Le lien positif entre le niveau d'éducation des travailleurs, la productivité de la main-d'oeuvre ainsi que le niveau de vie d'un pays a été maintes fois mis en évidence.

Le lien positif entre le niveau d'éducation des travailleurs, la productivité de la main-d'oeuvre ainsi que le niveau de vie d'un pays a été maintes fois mis en évidence.

Par contre, l'importance de la formation parrainée par l'employeur comme mécanisme de rehaussement des compétences des travailleurs est méconnue.

Présentement, cette importance est pourtant magnifiée par deux facteurs: le progrès technologique qui accélère la dépréciation des connaissances acquises, et le vieillissement de la main-d'oeuvre, qui fait en sorte qu'une politique publique d'amélioration des compétences qui cible les travailleurs atteint une part de plus en plus importante de la population.

Ainsi, la plupart des pays de l'OCDE subventionnent l'investissement en capital humain en soutenant la formation en entreprise. Au Canada par exemple, le gouvernement ontarien offre des crédits d'impôts aux entreprises qui investissent dans le perfectionnement des connaissances de leurs employés.

Le gouvernement du Québec, pour sa part, a adopté en 1995 la Loi 90, qui oblige les entreprises dont la masse salariale annuelle est supérieure à un million de dollars à investir 1% de cette masse salariale dans la formation de leurs employés.
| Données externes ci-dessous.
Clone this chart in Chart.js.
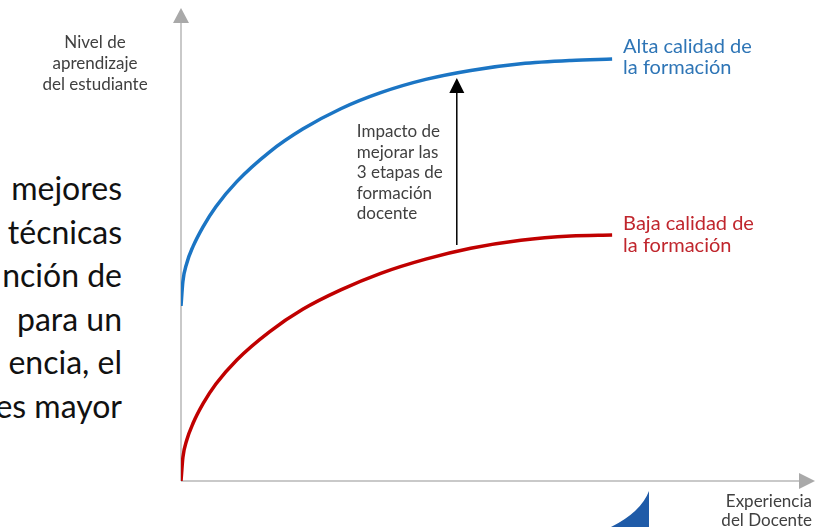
<!DOCTYPE html>
<html lang="es">
<head>
  <meta charset="UTF-8">
  <title>Impacto de la formación docente</title>
  <style>
    body { margin: 0; background: #fff; }
    .wrap { position: relative; width: 833px; height: 527px; overflow: hidden; }
    .texto {
      position: absolute;
      right: 711px;
      top: 166px;
      font-family: Lato, "Open Sans", sans-serif;
      font-size: 32px;
      line-height: 43.5px;
      color: #111;
      text-align: right;
      white-space: pre;
    }
    canvas { position: absolute; left: 0; top: 0; }
  </style>
</head>
<body>
<div class="wrap">
  <div class="texto" id="texto"></div>
  <canvas id="myChart" width="833" height="527"></canvas>
</div>
<script src="https://cdn.jsdelivr.net/npm/chart.js"></script>
<script>
// experiencia del docente (unidades relativas)
const experiencia = [0, 0.3, 0.9, 1.9, 3.5, 5.5, 8.8, 14.0, 19.2, 25.2, 31.5, 38.6, 45.7, 53.6, 61.5, 68.0];
// nivel de aprendizaje
const altaCalidad = [37.0, 42.2, 46.0, 49.6, 53.8, 58.0, 63.3, 69.6, 74.4, 78.7, 82.1, 84.9, 86.8, 88.2, 88.9, 89.2];
const bajaCalidad = [0, 5.0, 8.6, 12.2, 16.4, 20.5, 25.6, 31.6, 36.3, 40.4, 43.9, 46.9, 49.2, 50.9, 51.8, 52.0];

// flecha de impacto
const impactoX = 43.5;
const impactoDesde = 49.9;
const impactoHasta = 85.2;

const etiquetaY = ['Nivel de', 'aprendizaje', 'del estudiante'];
const etiquetaX = ['Experiencia', 'del Docente'];
const etiquetaAlta = ['Alta calidad de', 'la formación'];
const etiquetaBaja = ['Baja calidad de', 'la formación'];
const etiquetaImpacto = ['Impacto de', 'mejorar las', '3 etapas de', 'formación', 'docente'];
const textoDiapositiva = ['mejores', 'técnicas', 'nción de', 'para un', 'encia, el', 'es mayor'];

document.getElementById('texto').textContent = textoDiapositiva.join('\n');

const FONT = 'Lato, "Open Sans", sans-serif';

function lines(ctx, arr, x, y, lh) {
  arr.forEach((t, i) => ctx.fillText(t, x, y + i * lh));
}

const decor = {
  id: 'decor',
  beforeDatasetsDraw(chart) {
    const { ctx, scales: { x, y } } = chart;
    const x0 = x.getPixelForValue(0), y0 = y.getPixelForValue(0);
    const xEnd = x.getPixelForValue(x.max), yEnd = y.getPixelForValue(y.max);
    ctx.save();
    ctx.strokeStyle = '#C9C9C9';
    ctx.lineWidth = 2;
    ctx.beginPath();
    ctx.moveTo(x0, y0);
    ctx.lineTo(x0, yEnd + 14);
    ctx.moveTo(x0, y0);
    ctx.lineTo(xEnd - 14, y0);
    ctx.stroke();
    ctx.fillStyle = '#A9A9A9';
    ctx.beginPath();
    ctx.moveTo(x0, yEnd);
    ctx.lineTo(x0 - 8, yEnd + 15);
    ctx.lineTo(x0 + 8, yEnd + 15);
    ctx.closePath();
    ctx.fill();
    ctx.beginPath();
    ctx.moveTo(xEnd, y0);
    ctx.lineTo(xEnd - 16, y0 - 8);
    ctx.lineTo(xEnd - 16, y0 + 8);
    ctx.closePath();
    ctx.fill();
    ctx.restore();
  },
  afterDatasetsDraw(chart) {
    const { ctx, scales: { x, y } } = chart;
    const x0 = x.getPixelForValue(0), y0 = y.getPixelForValue(0);
    const yEnd = y.getPixelForValue(y.max);
    ctx.save();

    // flecha de impacto
    const ax = x.getPixelForValue(impactoX);
    const aTop = y.getPixelForValue(impactoHasta);
    const aBot = y.getPixelForValue(impactoDesde);
    ctx.strokeStyle = '#000';
    ctx.lineWidth = 1.5;
    ctx.beginPath();
    ctx.moveTo(ax, aBot);
    ctx.lineTo(ax, aTop + 12);
    ctx.stroke();
    ctx.fillStyle = '#000';
    ctx.beginPath();
    ctx.moveTo(ax, aTop);
    ctx.lineTo(ax - 7.5, aTop + 15);
    ctx.lineTo(ax + 7.5, aTop + 15);
    ctx.closePath();
    ctx.fill();

    ctx.textBaseline = 'middle';
    ctx.font = '17px ' + FONT;
    ctx.fillStyle = '#404040';
    ctx.textAlign = 'center';
    lines(ctx, etiquetaY, x0 - 86, yEnd + 35, 21);
    ctx.textAlign = 'left';
    lines(ctx, etiquetaImpacto, ax - 100, 131.5, 20.6);
    ctx.textAlign = 'right';
    lines(ctx, etiquetaX, x.getPixelForValue(x.max) - 3, y0 + 21, 19);

    // etiquetas de series
    ctx.textAlign = 'left';
    ctx.font = '20px ' + FONT;
    const last = experiencia.length - 1;
    const ex = x.getPixelForValue(experiencia[last]) + 11;
    ctx.fillStyle = '#2E75B6';
    lines(ctx, etiquetaAlta, ex, y.getPixelForValue(altaCalidad[last]) - 13, 21.7);
    ctx.fillStyle = '#C0262D';
    lines(ctx, etiquetaBaja, ex, y.getPixelForValue(bajaCalidad[last]) - 11.5, 22.5);

    // detalle del logo abajo
    ctx.fillStyle = '#1F5BA8';
    ctx.beginPath();
    ctx.moveTo(611, 527);
    ctx.quadraticCurveTo(641, 512, 649, 491);
    ctx.lineTo(649, 527);
    ctx.closePath();
    ctx.fill();
    ctx.restore();
  }
};

const ctx = document.getElementById('myChart').getContext('2d');
new Chart(ctx, {
  type: 'scatter',
  data: {
    datasets: [{
      label: 'Alta calidad de la formación',
      data: experiencia.map((v, i) => ({ x: v, y: altaCalidad[i] })),
      showLine: true,
      borderColor: '#1B75C4',
      borderWidth: 3.5,
      pointRadius: 0,
      cubicInterpolationMode: 'monotone'
    }, {
      label: 'Baja calidad de la formación',
      data: experiencia.map((v, i) => ({ x: v, y: bajaCalidad[i] })),
      showLine: true,
      borderColor: '#C00000',
      borderWidth: 3.5,
      pointRadius: 0,
      cubicInterpolationMode: 'monotone'
    }]
  },
  options: {
    responsive: false,
    animation: false,
    layout: { padding: { left: 181, right: 18, top: 8, bottom: 46 } },
    plugins: { legend: { display: false }, tooltip: { enabled: false } },
    scales: {
      x: { type: 'linear', min: 0, max: 100, display: false },
      y: { type: 'linear', min: 0, max: 100, display: false }
    }
  },
  plugins: [decor]
});
</script>
</body>
</html>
Disparités dans l'offre de formation

Pourtant, il semble qu'il reste du travail à faire pour convaincre les entreprises de l'importance du développement des compétences de leur main-d'oeuvre. Des données récentes de Statistique Canada montrent en effet que seulement 54% des lieux de travail offrent de la formation, 22% offrent à la fois de la formation en classe et en cours d'emploi, 9% offrent seulement de la formation en classe et 23% seulement de la formation en cours d'emploi.

La formation en classe réfère à une formation formelle souvent donnée par une personne extérieure à l'entreprise ou au service où travaillent les employés en formation (le service des ressources humaines, par exemple). La formation en cours d'emploi, pour sa part, est toujours donnée pendant les heures de travail, et généralement par un collègue ou un superviseur.

Plus l'établissement est grand, plus la probabilité qu'il offre de la formation est élevée. En effet, certaines études montrent que près de la moitié (46%) des petites entreprises (moins de 20 employés) n'offre pas de formation alors que plus de 90% des moyennes et grandes entreprises offrent de la formation.

Ces résultats pourraient s'expliquer par l'existence de contraintes reliées au financement de la formation qui affecteraient évidemment de façon plus aiguë les petites entreprises.

Les rendements de la formation

Des recherches récentes montrent qu'un employé ayant reçu de la formation en classe dans le courant de la dernière année est 10% plus productif qu'un employé similaire n'en ayant pas reçue. Les résultats ne montrent aucun impact significatif de la formation en cours d'emploi.

Une raison pouvant expliquer une partie de ce différentiel est que seule la formation en classe contribue à augmenter de façon significative le niveau de compétence des employés alors que les dépenses pour la formation en cours d'emploi feraient partie des dépenses d'opération normales de l'entreprise et seraient entre autres reliées à son taux de roulement.

En termes de rendement sur l'investissement, on parle alors de rendements importants variant entre 50% et 100% des montants investis en formation en classe.

Bien entendu, les impacts de la formation en entreprise sur sa performance peuvent aller au-delà de sa productivité. Mais ces autres impacts sont souvent difficiles à quantifier. Des études trouvent des impacts importants sur la qualité des produits et sur la satisfaction de la clientèle.

Aussi, il est reconnu que le processus qui mène à l'innovation repose sur un niveau élevé de capital humain chez les travailleurs qui peut être maintenu et amélioré à travers la formation. Pour ces autres mesures, il semble que la formation en cours d'emploi joue un rôle aussi important que la formation en classe.

Une question moins étudiée est celle de possibles complémentarités entre les pratiques de formation de l'établissement et ses autres investissements. La présence de complémentarités indique que les rendements des investissements en capital physique comme la machinerie, les équipements et les technologies de l'information sur la productivité sont plus importants si l'établissement investit aussi dans la formation de ses employés de façon simultanée.

La réponse à cette question est importante pour les gestionnaires et les décideurs politiques. En effet, la présence de complémentarités signifie que des instruments politiques qui cibleraient de façon isolée ces deux pratiques auraient beaucoup moins d'impact sur la productivité qu'une politique ciblant les deux simultanément.